──────── Data for processing ────────

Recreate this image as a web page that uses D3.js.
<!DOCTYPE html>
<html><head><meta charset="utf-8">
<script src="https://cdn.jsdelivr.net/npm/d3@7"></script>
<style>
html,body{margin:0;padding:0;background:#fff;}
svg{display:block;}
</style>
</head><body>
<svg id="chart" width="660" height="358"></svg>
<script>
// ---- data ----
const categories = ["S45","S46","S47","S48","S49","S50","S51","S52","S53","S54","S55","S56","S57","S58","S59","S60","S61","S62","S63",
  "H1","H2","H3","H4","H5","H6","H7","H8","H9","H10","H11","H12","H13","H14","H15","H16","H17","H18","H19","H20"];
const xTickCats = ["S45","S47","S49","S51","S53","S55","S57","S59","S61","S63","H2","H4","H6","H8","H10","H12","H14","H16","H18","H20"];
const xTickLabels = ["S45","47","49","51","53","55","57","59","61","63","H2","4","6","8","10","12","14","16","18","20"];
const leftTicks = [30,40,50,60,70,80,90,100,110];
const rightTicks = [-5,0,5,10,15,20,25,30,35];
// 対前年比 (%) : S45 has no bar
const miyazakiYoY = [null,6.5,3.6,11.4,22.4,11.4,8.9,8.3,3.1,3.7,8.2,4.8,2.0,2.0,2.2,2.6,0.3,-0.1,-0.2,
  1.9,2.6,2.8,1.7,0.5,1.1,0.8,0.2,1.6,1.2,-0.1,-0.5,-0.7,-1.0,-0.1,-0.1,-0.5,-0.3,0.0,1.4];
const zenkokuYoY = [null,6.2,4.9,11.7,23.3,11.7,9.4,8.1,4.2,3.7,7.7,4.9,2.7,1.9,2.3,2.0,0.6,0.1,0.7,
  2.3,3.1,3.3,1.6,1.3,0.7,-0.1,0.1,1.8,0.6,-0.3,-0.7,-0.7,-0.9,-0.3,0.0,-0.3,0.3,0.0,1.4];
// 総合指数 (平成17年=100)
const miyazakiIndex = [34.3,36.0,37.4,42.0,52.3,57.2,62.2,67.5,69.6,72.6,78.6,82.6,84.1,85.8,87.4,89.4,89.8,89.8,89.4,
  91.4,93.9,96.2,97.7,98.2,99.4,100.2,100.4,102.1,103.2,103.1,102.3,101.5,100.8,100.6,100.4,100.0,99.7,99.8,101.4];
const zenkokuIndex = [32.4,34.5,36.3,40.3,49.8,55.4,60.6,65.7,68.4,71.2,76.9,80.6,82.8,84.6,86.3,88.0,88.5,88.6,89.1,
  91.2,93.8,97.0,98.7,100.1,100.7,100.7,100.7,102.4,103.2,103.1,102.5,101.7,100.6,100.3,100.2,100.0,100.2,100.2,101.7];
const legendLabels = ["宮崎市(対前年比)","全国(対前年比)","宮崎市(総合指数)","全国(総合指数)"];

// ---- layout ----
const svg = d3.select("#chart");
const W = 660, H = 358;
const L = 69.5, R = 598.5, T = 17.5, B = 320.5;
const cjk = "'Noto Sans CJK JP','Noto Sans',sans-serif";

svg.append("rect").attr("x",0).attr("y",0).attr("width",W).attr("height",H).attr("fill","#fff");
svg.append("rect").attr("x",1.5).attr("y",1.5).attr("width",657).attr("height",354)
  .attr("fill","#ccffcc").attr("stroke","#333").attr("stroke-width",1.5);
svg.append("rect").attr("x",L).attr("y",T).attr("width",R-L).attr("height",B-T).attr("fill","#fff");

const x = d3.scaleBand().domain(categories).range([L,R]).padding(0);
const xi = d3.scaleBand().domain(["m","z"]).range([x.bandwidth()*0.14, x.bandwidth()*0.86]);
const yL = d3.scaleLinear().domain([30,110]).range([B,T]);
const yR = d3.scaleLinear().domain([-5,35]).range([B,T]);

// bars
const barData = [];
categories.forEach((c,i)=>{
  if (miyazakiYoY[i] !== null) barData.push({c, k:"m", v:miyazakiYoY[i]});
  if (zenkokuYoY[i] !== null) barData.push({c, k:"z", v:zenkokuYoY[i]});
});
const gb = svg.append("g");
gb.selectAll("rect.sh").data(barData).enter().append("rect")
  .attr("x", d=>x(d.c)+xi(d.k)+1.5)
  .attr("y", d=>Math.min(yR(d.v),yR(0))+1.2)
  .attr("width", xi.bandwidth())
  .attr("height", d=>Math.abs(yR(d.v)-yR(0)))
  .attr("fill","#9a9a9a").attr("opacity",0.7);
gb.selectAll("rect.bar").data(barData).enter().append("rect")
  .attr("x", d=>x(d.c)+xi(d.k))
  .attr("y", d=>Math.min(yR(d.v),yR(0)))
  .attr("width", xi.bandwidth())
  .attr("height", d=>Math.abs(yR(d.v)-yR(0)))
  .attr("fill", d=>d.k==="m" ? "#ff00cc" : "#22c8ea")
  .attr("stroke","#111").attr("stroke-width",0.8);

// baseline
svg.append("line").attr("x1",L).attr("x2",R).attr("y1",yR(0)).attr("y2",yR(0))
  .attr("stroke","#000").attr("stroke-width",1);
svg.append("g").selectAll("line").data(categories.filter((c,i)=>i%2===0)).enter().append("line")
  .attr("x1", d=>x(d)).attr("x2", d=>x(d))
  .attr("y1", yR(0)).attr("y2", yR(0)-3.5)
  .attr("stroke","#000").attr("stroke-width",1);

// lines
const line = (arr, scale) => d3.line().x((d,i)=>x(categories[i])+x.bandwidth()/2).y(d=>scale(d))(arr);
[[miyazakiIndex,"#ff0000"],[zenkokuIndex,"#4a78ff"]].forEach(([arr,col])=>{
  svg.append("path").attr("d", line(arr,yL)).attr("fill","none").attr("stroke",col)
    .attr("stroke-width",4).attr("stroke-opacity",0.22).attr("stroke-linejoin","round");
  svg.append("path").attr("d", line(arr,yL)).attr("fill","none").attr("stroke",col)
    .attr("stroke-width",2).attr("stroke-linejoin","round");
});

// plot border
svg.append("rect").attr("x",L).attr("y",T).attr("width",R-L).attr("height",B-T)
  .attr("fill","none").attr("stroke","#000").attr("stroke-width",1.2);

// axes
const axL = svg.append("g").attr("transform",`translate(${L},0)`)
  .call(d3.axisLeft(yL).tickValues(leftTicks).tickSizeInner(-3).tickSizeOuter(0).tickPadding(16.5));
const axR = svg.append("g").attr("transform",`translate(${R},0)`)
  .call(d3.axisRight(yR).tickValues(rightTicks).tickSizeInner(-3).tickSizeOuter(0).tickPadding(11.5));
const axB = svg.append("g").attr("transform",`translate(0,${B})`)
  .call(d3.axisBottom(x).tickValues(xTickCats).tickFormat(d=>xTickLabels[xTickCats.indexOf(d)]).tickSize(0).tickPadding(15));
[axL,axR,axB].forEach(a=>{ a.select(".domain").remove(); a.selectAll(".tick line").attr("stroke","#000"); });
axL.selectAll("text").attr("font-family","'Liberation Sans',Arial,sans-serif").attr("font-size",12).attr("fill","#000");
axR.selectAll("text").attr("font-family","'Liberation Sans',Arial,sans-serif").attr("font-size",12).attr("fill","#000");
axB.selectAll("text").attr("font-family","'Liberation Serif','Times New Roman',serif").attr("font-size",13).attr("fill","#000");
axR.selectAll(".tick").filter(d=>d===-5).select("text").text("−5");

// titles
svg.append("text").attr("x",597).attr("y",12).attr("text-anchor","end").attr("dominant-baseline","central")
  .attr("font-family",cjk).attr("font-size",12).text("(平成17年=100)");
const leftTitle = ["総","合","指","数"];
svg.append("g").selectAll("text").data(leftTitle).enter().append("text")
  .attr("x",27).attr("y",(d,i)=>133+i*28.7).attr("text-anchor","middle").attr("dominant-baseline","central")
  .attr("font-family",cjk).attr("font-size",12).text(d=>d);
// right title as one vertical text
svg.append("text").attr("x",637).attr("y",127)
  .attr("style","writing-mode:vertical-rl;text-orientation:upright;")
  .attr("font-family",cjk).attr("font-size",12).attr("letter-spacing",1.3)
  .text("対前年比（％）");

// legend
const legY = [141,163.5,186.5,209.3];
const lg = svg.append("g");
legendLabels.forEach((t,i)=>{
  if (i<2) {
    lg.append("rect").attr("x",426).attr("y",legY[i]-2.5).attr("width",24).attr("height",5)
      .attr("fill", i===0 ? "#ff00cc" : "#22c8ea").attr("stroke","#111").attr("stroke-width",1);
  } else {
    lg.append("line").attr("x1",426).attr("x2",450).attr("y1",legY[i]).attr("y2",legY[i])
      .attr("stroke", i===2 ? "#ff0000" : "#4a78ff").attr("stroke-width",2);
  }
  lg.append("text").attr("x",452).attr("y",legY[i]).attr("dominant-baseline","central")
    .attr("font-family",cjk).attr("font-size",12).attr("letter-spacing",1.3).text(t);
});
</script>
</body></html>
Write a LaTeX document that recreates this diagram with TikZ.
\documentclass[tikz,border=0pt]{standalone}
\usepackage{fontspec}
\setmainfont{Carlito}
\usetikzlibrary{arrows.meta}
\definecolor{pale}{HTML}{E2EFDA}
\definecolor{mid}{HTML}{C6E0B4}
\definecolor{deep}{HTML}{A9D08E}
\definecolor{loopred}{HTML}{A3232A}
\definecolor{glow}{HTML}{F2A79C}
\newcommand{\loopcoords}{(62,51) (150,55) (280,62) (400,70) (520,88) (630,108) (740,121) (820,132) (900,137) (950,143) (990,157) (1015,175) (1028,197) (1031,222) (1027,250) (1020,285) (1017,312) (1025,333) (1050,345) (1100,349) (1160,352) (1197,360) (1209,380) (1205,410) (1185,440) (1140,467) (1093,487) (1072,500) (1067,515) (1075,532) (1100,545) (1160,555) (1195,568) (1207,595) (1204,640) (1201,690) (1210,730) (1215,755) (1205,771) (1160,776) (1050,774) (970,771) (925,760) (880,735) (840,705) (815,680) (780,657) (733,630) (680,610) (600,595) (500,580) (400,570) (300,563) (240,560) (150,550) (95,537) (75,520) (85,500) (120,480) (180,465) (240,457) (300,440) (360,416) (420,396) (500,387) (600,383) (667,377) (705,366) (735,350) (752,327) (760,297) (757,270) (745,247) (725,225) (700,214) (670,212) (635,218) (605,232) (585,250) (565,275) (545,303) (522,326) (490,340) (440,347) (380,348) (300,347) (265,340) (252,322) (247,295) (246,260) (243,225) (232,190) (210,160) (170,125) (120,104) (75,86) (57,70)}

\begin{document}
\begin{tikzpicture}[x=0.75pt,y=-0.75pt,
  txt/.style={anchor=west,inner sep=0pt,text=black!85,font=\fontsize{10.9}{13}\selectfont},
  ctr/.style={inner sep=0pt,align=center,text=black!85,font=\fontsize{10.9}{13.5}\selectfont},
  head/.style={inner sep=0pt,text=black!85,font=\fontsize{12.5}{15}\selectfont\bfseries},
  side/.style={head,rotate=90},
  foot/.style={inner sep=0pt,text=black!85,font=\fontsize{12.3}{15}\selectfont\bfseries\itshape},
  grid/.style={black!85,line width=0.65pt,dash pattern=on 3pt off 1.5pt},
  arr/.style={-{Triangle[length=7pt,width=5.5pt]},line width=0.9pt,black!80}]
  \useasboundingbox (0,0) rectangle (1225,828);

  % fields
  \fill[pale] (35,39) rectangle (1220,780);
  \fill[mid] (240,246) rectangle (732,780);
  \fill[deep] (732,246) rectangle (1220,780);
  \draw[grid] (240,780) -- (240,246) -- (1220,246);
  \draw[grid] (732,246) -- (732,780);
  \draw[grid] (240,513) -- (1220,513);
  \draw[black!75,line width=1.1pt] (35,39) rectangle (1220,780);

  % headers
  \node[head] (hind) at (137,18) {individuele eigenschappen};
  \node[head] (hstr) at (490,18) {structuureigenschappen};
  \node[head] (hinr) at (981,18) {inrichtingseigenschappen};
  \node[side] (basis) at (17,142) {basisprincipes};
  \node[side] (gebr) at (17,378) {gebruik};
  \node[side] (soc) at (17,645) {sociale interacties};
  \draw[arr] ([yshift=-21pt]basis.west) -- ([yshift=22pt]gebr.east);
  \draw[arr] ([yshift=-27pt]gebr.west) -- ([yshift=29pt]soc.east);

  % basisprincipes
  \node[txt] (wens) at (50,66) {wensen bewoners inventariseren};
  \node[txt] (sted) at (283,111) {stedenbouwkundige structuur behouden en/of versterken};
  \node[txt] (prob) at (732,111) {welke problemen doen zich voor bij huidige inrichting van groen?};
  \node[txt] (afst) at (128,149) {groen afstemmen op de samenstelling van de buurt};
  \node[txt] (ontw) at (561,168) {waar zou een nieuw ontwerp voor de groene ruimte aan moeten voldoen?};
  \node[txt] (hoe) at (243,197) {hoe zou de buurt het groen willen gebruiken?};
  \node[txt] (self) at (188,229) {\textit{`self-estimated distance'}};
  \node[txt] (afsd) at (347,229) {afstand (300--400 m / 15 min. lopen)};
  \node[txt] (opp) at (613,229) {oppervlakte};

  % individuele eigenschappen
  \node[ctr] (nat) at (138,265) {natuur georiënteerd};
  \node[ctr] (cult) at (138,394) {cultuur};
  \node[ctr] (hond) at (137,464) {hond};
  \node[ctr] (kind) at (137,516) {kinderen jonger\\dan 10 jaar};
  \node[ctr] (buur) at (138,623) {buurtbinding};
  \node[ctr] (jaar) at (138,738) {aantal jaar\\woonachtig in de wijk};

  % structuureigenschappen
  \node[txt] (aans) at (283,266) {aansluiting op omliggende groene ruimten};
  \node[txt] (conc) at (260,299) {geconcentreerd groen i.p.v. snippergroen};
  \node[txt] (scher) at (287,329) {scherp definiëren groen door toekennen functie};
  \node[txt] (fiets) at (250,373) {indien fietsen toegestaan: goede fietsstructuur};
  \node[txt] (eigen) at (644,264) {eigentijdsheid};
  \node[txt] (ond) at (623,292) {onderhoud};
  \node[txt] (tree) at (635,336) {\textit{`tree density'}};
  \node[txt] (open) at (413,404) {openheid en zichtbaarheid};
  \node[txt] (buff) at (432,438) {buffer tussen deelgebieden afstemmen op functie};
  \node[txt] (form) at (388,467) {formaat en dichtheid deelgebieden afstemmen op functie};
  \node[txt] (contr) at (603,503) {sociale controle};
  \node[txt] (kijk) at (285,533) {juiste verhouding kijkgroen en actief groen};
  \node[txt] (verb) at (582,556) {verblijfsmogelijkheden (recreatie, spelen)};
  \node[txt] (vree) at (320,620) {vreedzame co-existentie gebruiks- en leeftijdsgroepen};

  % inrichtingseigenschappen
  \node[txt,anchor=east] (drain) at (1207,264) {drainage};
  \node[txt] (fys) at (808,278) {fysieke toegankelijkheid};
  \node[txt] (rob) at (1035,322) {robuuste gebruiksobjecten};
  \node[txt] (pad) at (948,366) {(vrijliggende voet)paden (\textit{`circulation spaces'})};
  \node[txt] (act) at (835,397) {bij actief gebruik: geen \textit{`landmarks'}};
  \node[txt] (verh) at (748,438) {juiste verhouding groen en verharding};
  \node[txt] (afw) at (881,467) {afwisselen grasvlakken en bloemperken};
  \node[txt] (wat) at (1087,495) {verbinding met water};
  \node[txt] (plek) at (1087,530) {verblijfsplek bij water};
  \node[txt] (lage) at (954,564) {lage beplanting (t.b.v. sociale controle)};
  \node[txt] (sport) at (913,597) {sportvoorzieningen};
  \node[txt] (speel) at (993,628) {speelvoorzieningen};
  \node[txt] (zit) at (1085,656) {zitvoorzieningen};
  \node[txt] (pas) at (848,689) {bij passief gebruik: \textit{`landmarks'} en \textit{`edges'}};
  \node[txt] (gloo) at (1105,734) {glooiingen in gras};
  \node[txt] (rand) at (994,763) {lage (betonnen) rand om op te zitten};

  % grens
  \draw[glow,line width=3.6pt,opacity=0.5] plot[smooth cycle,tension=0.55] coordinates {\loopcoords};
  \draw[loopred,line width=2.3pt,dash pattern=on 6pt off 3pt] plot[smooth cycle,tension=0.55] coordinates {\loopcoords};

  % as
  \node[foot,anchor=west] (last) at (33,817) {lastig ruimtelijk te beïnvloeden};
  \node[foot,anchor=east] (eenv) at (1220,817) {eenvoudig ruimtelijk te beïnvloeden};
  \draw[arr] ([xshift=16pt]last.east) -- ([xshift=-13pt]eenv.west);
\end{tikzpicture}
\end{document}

────────

» What the exercise asks: Copy out precisely the lines that begin at the line containing "Write a LaTeX" and end at the line containing "(150,55) (280,62) (400,70)", including both; write nothing else.

» Solution to the exercise:
Write a LaTeX document that recreates this diagram with TikZ.
\documentclass[tikz,border=0pt]{standalone}
\usepackage{fontspec}
\setmainfont{Carlito}
\usetikzlibrary{arrows.meta}
\definecolor{pale}{HTML}{E2EFDA}
\definecolor{mid}{HTML}{C6E0B4}
\definecolor{deep}{HTML}{A9D08E}
\definecolor{loopred}{HTML}{A3232A}
\definecolor{glow}{HTML}{F2A79C}
\newcommand{\loopcoords}{(62,51) (150,55) (280,62) (400,70) (520,88) (630,108) (740,121) (820,132) (900,137) (950,143) (990,157) (1015,175) (1028,197) (1031,222) (1027,250) (1020,285) (1017,312) (1025,333) (1050,345) (1100,349) (1160,352) (1197,360) (1209,380) (1205,410) (1185,440) (1140,467) (1093,487) (1072,500) (1067,515) (1075,532) (1100,545) (1160,555) (1195,568) (1207,595) (1204,640) (1201,690) (1210,730) (1215,755) (1205,771) (1160,776) (1050,774) (970,771) (925,760) (880,735) (840,705) (815,680) (780,657) (733,630) (680,610) (600,595) (500,580) (400,570) (300,563) (240,560) (150,550) (95,537) (75,520) (85,500) (120,480) (180,465) (240,457) (300,440) (360,416) (420,396) (500,387) (600,383) (667,377) (705,366) (735,350) (752,327) (760,297) (757,270) (745,247) (725,225) (700,214) (670,212) (635,218) (605,232) (585,250) (565,275) (545,303) (522,326) (490,340) (440,347) (380,348) (300,347) (265,340) (252,322) (247,295) (246,260) (243,225) (232,190) (210,160) (170,125) (120,104) (75,86) (57,70)}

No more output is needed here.